There are lots of detailed issues recorded in the project page, though the above 3 questions are more important.

vestlink commented 7 years ago

My suggestion is to keep plots to a minimum and only if they help guiding the user. I would stick to one plotting solutiong that best suits the app and user and not give the user too many options. It will just be confusing.

vestlink commented 7 years ago

I assume you have seen this https://github.com/daattali/shinyjs

xhdong-umd commented 7 years ago

@vestlink Yes I used shinyjs in my first RStudio addin. I actually try to avoid using it if not must, because I found sometimes it caused some problem.

I'm not sure about its usage in this topic, do you mean disable some elements with shinyjs when they are not needed?

As for app usage, I expect the final app to have some tooltips or hints, and user should go through some brief tutorials. There are some assumptions need to be conveyed to users. Once user knew about them, they should found them reasonable and easy to remember.

We are still focusing on basic features and design so the help part is not in priority now.

xhdong-umd commented 7 years ago

@jmcalabrese I saw you are not watching the project so maybe you didn't get notification unless was mentioned. What's your plan about the models page?

chfleming commented 7 years ago

The basic workflow of the package for model fitting is ctmm.guess() to generate a GUESS object (which has the same format as a ctmm fit object, but is used as the initial guess for numerical optimization), then ctmm.select() and then to look back at the results with a plot of the variogram and selected model.

With multiple animals, I have had many users do GUESS <- ctmm.guess(...,interactive=FALSE) to avoid hands on interaction with the (variogram.fit() called by ctmm.guess()) sliders.

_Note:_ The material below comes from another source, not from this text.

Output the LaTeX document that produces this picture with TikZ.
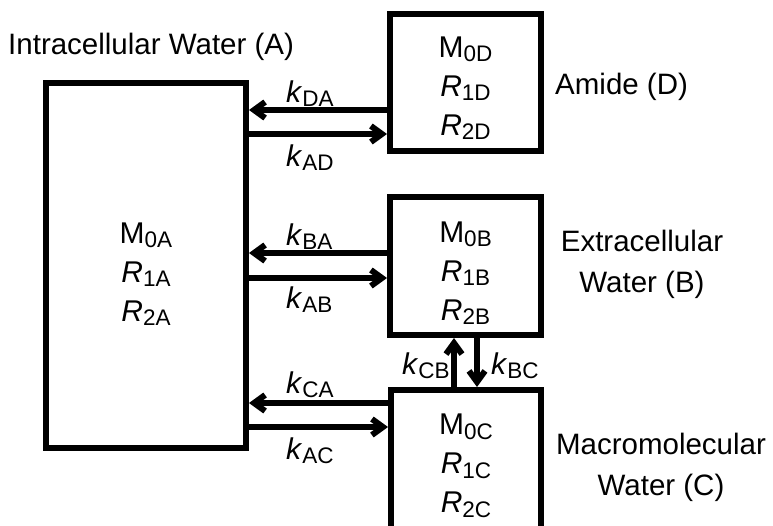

As a blanket work flow, I would suggest

calculating the variogram()s (and at a later stage of development, expose the dt option to users)
calculate the automated guesses from ctmm.guess(...,interactive=FALSE). The only user choice here ATM is whether or not to turn on errors with error=TRUE. This is necessary with duplicate/near-duplicate times, but excessive for coarse data.
Display the plots of the empirical variograms and initial guesses. Allow users to either move on to the model selection step or individually tweak the initial guesses as per variogram.fit().
select the models and plot variograms of the data (empirical variogram) and selected model.
give the users the option to refit the data (using the new best fit instead of GUESS) to check convergence from optim.

xhdong-umd commented 7 years ago

I tried to write some functions for ggplot version plots.

For location plot of telemetry object, we can have a function like gplot(obj, subset = "all"), which will draw a plot similar to the first overview plot in web app. The subset parameter can be a vector of identity index so you can choose to draw animal 3,4 with all data as background like gplot(obj, c(3,4)), and the color will be consistent with web app.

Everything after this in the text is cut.